(Testimony of Ruth Hyde Paine Resumed)
Mr. Jenner.
All right. Mrs. Paine, would you please give us your reactions to and your concept of Marina Oswald as a person, your reflections on her personality generally, and her character and integrity, her philosophy? What kind of a person was she?
Mrs. Paine.
I enjoyed knowing her. She was a great deal of company to me in my home. She liked to help me with the language problems I had. She was very good at explaining a word I didn't understand in other Russian words that would then make clear to me the meaning of the word I didn't understand.
She is, as I have already testified, a hard worker. She liked to help around the house. She had some doubts about her ability in cooking, unfounded doubts, I felt. She wanted to learn from me about cooking. I did most of the meal preparation. But she would occasionally prepare meals, and she taught me some things. I thing she is a mixture, as are many people, of confidence and lack of confidence.
She knows, I am certain, that she is an intelligent and able person. But, on the other hand, as I have testified, she was hesitant to learn to pronounce to practice pronouncing English words and didn't consider that she had much ability in English. She did say to me in the fall--I think it was after Mr. Hosty's visit that she observed of herself that unlike the time when she had first come to this country and did not even attempt to listen to English conversation, she had picked up enough so that it was worth her while to try to listen, and then she could pick up some words and some meaning. I may have already testified to this.
I think she is a person who prized her personal privacy. She did---I should say we confided to one another about our respective marriages, as I have already testified. There was some intimacy of confidence, of this kind of confidence, I should say. But I felt that she prized and guarded her own personal privacy.
She was in some ways--she talked with some enthusiasm and detail to me about her time in Minsk, when she was dating and the good times that she had had there, living at that time with her aunt and uncle in Minsk--how she enjoyed herself, and something of the social life she enjoyed.
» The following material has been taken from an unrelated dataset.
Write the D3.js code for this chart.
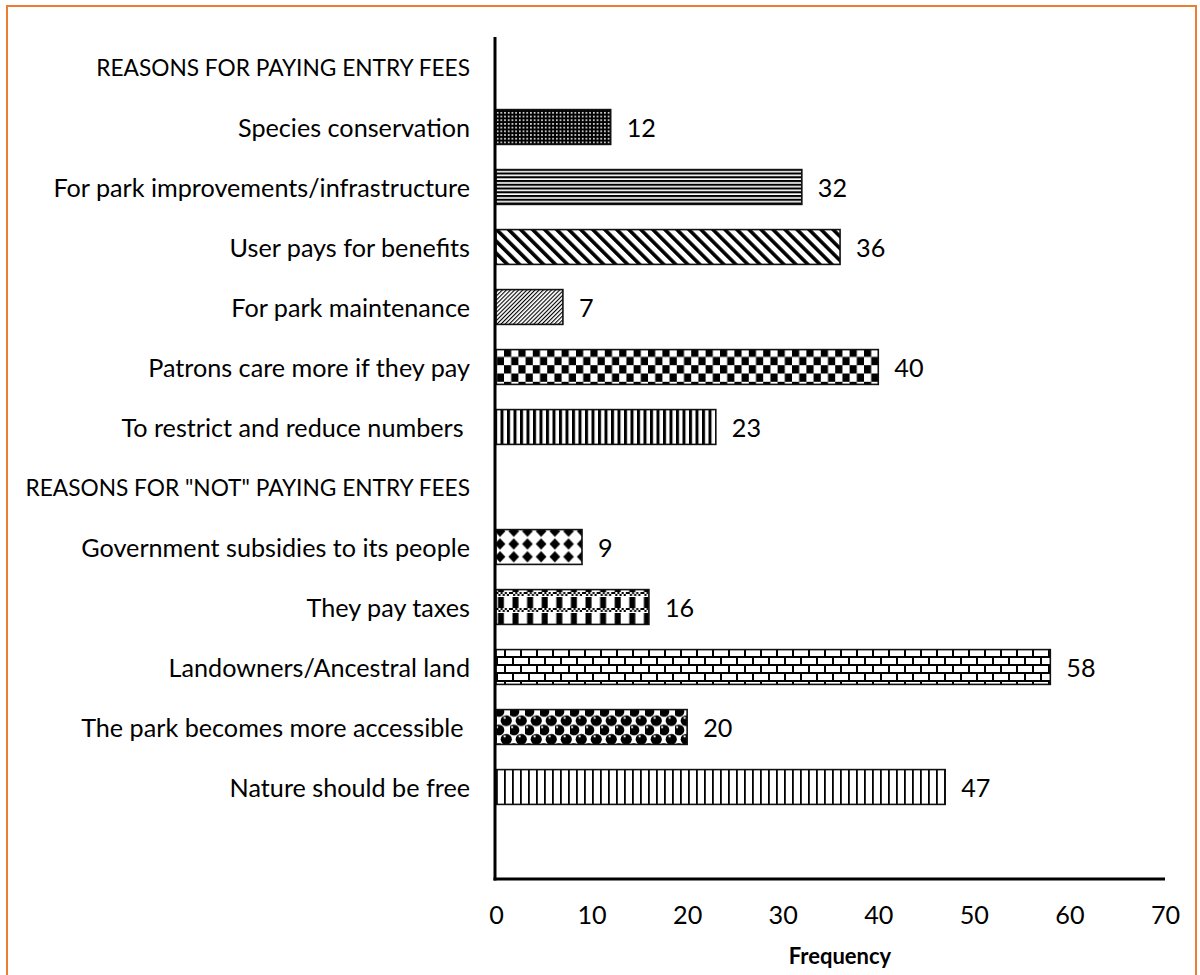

She spoke of spending time with hairdos and clothes, what to wear, and when she looked back on it, girlish pastimes that she had no time for now as a young mother.
Mr. Jenner.
Did she ever say anything to you--you brought something out about Russia--about any hopes or desires or thoughts about America while she was in Russia?
Mrs. Paine.
She did say once that she had dreamed of coming to America. I think she meant dreamed while sleeping.
Mr. Jenner.
I beg your pardon?
Mrs. Paine.
I think she meant dreamed while sleeping.
Mr. Jenner.
Did she indicate anything beyond that--that is, that she had a dream--did she indicate any hope or desire or affinity, willingness to come to America?
Mrs. Paine.
Yes; that this was also a hope on her part.
Mr. Jenner.
Did she indicate this was a hope prior to the time she had married Lee Oswald?
Mrs. Paine.
It wasn't clear to me when this hope arose.
Mr. Jenner.
Did she indicate it was a hope or desire on her part wholly divorced from Lee Oswald?
Mrs. Paine.
Yes.
Mr. Jenner.
Now, you were telling me about your impressions of Marina's personality, her character, her integrity.
Mrs. Paine.
We spoke once, to my recollection, about our respective beliefs in God. She told me that she observed, looking at the nations of the world, and their religious books, like the Bible, the Koran, that people all over the world for centuries believed in God, had this faith, and she felt that such an idea could not arise so many places as it were spontaneously and live on so many places unless there were something to it.
Mr. Jenner.
Did she say anything about the philosophy in Russia toward religion as negative or positive?